Request
Leave out the pictures and restate the rest of the data exactly.

┌──

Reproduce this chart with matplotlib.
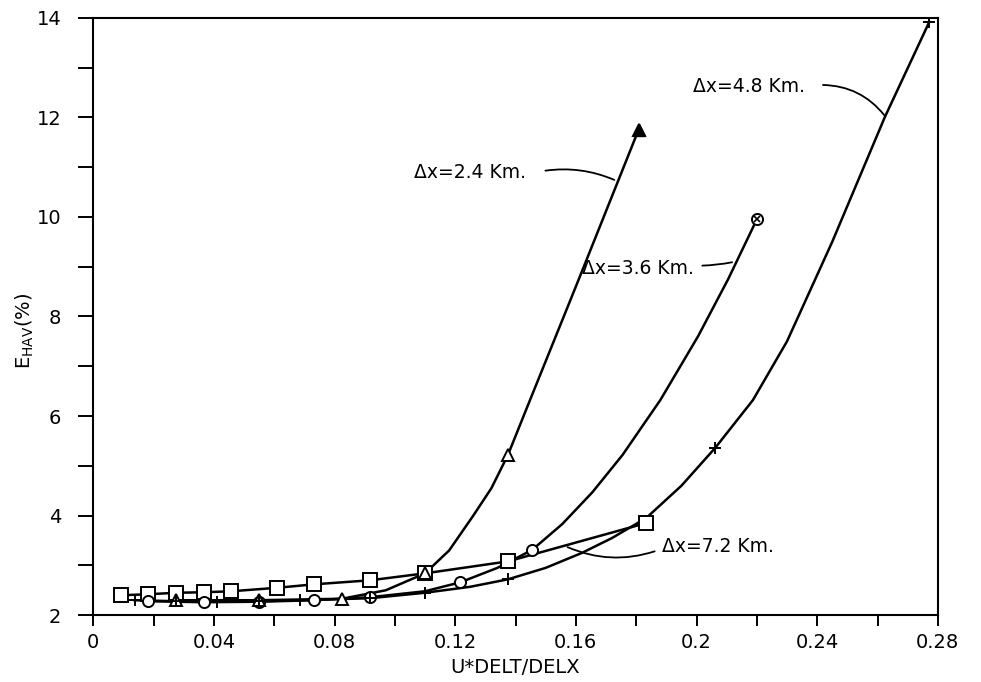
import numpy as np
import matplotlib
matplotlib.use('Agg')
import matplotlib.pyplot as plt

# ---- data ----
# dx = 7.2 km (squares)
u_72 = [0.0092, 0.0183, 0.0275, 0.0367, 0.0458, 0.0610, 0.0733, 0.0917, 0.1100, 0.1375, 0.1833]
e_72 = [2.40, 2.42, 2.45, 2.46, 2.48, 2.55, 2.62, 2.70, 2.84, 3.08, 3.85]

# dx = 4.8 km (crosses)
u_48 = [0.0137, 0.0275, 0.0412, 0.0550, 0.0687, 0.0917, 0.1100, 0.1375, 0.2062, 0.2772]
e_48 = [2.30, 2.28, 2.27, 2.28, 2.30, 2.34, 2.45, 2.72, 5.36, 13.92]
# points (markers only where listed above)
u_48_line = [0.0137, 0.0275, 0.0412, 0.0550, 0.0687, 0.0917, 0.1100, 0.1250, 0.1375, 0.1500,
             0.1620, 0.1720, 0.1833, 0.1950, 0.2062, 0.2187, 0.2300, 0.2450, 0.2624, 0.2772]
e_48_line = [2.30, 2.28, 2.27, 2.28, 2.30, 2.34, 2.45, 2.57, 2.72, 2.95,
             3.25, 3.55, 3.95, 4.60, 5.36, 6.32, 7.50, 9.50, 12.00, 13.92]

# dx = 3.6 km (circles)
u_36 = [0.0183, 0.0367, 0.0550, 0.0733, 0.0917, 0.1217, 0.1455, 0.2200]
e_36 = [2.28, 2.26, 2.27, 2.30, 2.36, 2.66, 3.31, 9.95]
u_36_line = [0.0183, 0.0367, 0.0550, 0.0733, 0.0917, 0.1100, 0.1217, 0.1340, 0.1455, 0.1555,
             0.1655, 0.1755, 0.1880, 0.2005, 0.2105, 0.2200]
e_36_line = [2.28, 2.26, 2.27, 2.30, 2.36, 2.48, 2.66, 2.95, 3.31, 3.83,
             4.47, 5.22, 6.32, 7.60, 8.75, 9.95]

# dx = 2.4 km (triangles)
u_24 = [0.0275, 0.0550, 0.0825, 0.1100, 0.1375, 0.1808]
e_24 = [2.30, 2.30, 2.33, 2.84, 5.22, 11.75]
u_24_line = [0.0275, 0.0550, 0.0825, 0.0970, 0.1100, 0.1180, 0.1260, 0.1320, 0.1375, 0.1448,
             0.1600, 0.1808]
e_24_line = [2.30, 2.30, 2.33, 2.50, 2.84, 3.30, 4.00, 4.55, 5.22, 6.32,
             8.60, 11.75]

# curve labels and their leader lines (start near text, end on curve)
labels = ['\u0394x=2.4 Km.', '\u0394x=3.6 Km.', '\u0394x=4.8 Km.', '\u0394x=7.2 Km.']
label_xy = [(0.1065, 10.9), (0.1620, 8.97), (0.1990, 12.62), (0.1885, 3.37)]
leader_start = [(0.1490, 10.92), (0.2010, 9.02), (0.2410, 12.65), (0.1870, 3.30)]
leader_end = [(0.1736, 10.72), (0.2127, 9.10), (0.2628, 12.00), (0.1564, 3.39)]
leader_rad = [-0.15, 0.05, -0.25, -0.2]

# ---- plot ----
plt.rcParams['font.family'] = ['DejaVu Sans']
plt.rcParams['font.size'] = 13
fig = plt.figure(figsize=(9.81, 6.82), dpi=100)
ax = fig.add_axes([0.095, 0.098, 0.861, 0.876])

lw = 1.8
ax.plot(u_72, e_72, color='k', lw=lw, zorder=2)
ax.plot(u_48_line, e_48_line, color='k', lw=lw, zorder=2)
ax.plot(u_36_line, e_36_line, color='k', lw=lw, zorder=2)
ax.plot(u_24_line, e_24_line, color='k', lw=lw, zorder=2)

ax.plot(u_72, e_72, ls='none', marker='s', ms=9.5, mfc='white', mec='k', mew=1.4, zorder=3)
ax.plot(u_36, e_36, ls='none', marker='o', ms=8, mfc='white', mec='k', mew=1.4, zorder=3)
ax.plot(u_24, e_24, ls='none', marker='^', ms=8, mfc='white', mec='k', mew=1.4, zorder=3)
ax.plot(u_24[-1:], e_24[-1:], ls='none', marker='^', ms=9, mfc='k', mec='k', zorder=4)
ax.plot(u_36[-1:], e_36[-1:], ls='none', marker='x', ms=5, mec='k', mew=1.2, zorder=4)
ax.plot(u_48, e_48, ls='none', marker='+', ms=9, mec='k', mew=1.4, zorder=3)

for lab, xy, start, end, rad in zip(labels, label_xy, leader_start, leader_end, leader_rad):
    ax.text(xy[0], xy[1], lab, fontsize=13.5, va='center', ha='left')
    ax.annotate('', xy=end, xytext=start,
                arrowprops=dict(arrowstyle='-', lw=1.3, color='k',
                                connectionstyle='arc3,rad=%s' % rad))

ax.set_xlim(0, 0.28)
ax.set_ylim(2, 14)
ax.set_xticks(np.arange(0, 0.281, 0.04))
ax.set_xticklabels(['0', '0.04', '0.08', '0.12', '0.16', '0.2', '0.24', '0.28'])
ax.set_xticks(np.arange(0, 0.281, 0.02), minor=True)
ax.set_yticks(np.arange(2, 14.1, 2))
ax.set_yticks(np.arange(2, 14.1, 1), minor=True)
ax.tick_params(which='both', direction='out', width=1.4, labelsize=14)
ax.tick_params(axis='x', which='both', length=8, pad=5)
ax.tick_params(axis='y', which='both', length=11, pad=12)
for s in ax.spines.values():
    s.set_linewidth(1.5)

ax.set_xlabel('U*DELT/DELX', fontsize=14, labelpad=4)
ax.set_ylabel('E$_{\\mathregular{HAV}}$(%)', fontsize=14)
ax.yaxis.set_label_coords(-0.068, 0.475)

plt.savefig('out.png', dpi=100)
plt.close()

└──

Result below
Reproduce this chart with matplotlib.
import numpy as np
import matplotlib
matplotlib.use('Agg')
import matplotlib.pyplot as plt

# ---- data ----
# dx = 7.2 km (squares)
u_72 = [0.0092, 0.0183, 0.0275, 0.0367, 0.0458, 0.0610, 0.0733, 0.0917, 0.1100, 0.1375, 0.1833]
e_72 = [2.40, 2.42, 2.45, 2.46, 2.48, 2.55, 2.62, 2.70, 2.84, 3.08, 3.85]

# dx = 4.8 km (crosses)
u_48 = [0.0137, 0.0275, 0.0412, 0.0550, 0.0687, 0.0917, 0.1100, 0.1375, 0.2062, 0.2772]
e_48 = [2.30, 2.28, 2.27, 2.28, 2.30, 2.34, 2.45, 2.72, 5.36, 13.92]
# points (markers only where listed above)
u_48_line = [0.0137, 0.0275, 0.0412, 0.0550, 0.0687, 0.0917, 0.1100, 0.1250, 0.1375, 0.1500,
             0.1620, 0.1720, 0.1833, 0.1950, 0.2062, 0.2187, 0.2300, 0.2450, 0.2624, 0.2772]
e_48_line = [2.30, 2.28, 2.27, 2.28, 2.30, 2.34, 2.45, 2.57, 2.72, 2.95,
             3.25, 3.55, 3.95, 4.60, 5.36, 6.32, 7.50, 9.50, 12.00, 13.92]

# dx = 3.6 km (circles)
u_36 = [0.0183, 0.0367, 0.0550, 0.0733, 0.0917, 0.1217, 0.1455, 0.2200]
e_36 = [2.28, 2.26, 2.27, 2.30, 2.36, 2.66, 3.31, 9.95]
u_36_line = [0.0183, 0.0367, 0.0550, 0.0733, 0.0917, 0.1100, 0.1217, 0.1340, 0.1455, 0.1555,
             0.1655, 0.1755, 0.1880, 0.2005, 0.2105, 0.2200]
e_36_line = [2.28, 2.26, 2.27, 2.30, 2.36, 2.48, 2.66, 2.95, 3.31, 3.83,
             4.47, 5.22, 6.32, 7.60, 8.75, 9.95]

# dx = 2.4 km (triangles)
u_24 = [0.0275, 0.0550, 0.0825, 0.1100, 0.1375, 0.1808]
e_24 = [2.30, 2.30, 2.33, 2.84, 5.22, 11.75]
u_24_line = [0.0275, 0.0550, 0.0825, 0.0970, 0.1100, 0.1180, 0.1260, 0.1320, 0.1375, 0.1448,
             0.1600, 0.1808]
e_24_line = [2.30, 2.30, 2.33, 2.50, 2.84, 3.30, 4.00, 4.55, 5.22, 6.32,
             8.60, 11.75]

# curve labels and their leader lines (start near text, end on curve)
labels = ['\u0394x=2.4 Km.', '\u0394x=3.6 Km.', '\u0394x=4.8 Km.', '\u0394x=7.2 Km.']
label_xy = [(0.1065, 10.9), (0.1620, 8.97), (0.1990, 12.62), (0.1885, 3.37)]
leader_start = [(0.1490, 10.92), (0.2010, 9.02), (0.2410, 12.65), (0.1870, 3.30)]
leader_end = [(0.1736, 10.72), (0.2127, 9.10), (0.2628, 12.00), (0.1564, 3.39)]
leader_rad = [-0.15, 0.05, -0.25, -0.2]

# ---- plot ----
plt.rcParams['font.family'] = ['DejaVu Sans']
plt.rcParams['font.size'] = 13
fig = plt.figure(figsize=(9.81, 6.82), dpi=100)
ax = fig.add_axes([0.095, 0.098, 0.861, 0.876])

lw = 1.8
ax.plot(u_72, e_72, color='k', lw=lw, zorder=2)
ax.plot(u_48_line, e_48_line, color='k', lw=lw, zorder=2)
ax.plot(u_36_line, e_36_line, color='k', lw=lw, zorder=2)
ax.plot(u_24_line, e_24_line, color='k', lw=lw, zorder=2)

ax.plot(u_72, e_72, ls='none', marker='s', ms=9.5, mfc='white', mec='k', mew=1.4, zorder=3)
ax.plot(u_36, e_36, ls='none', marker='o', ms=8, mfc='white', mec='k', mew=1.4, zorder=3)
ax.plot(u_24, e_24, ls='none', marker='^', ms=8, mfc='white', mec='k', mew=1.4, zorder=3)
ax.plot(u_24[-1:], e_24[-1:], ls='none', marker='^', ms=9, mfc='k', mec='k', zorder=4)
ax.plot(u_36[-1:], e_36[-1:], ls='none', marker='x', ms=5, mec='k', mew=1.2, zorder=4)
ax.plot(u_48, e_48, ls='none', marker='+', ms=9, mec='k', mew=1.4, zorder=3)

for lab, xy, start, end, rad in zip(labels, label_xy, leader_start, leader_end, leader_rad):
    ax.text(xy[0], xy[1], lab, fontsize=13.5, va='center', ha='left')
    ax.annotate('', xy=end, xytext=start,
                arrowprops=dict(arrowstyle='-', lw=1.3, color='k',
                                connectionstyle='arc3,rad=%s' % rad))

ax.set_xlim(0, 0.28)
ax.set_ylim(2, 14)
ax.set_xticks(np.arange(0, 0.281, 0.04))
ax.set_xticklabels(['0', '0.04', '0.08', '0.12', '0.16', '0.2', '0.24', '0.28'])
ax.set_xticks(np.arange(0, 0.281, 0.02), minor=True)
ax.set_yticks(np.arange(2, 14.1, 2))
ax.set_yticks(np.arange(2, 14.1, 1), minor=True)
ax.tick_params(which='both', direction='out', width=1.4, labelsize=14)
ax.tick_params(axis='x', which='both', length=8, pad=5)
ax.tick_params(axis='y', which='both', length=11, pad=12)
for s in ax.spines.values():
    s.set_linewidth(1.5)

ax.set_xlabel('U*DELT/DELX', fontsize=14, labelpad=4)
ax.set_ylabel('E$_{\\mathregular{HAV}}$(%)', fontsize=14)
ax.yaxis.set_label_coords(-0.068, 0.475)

plt.savefig('out.png', dpi=100)
plt.close()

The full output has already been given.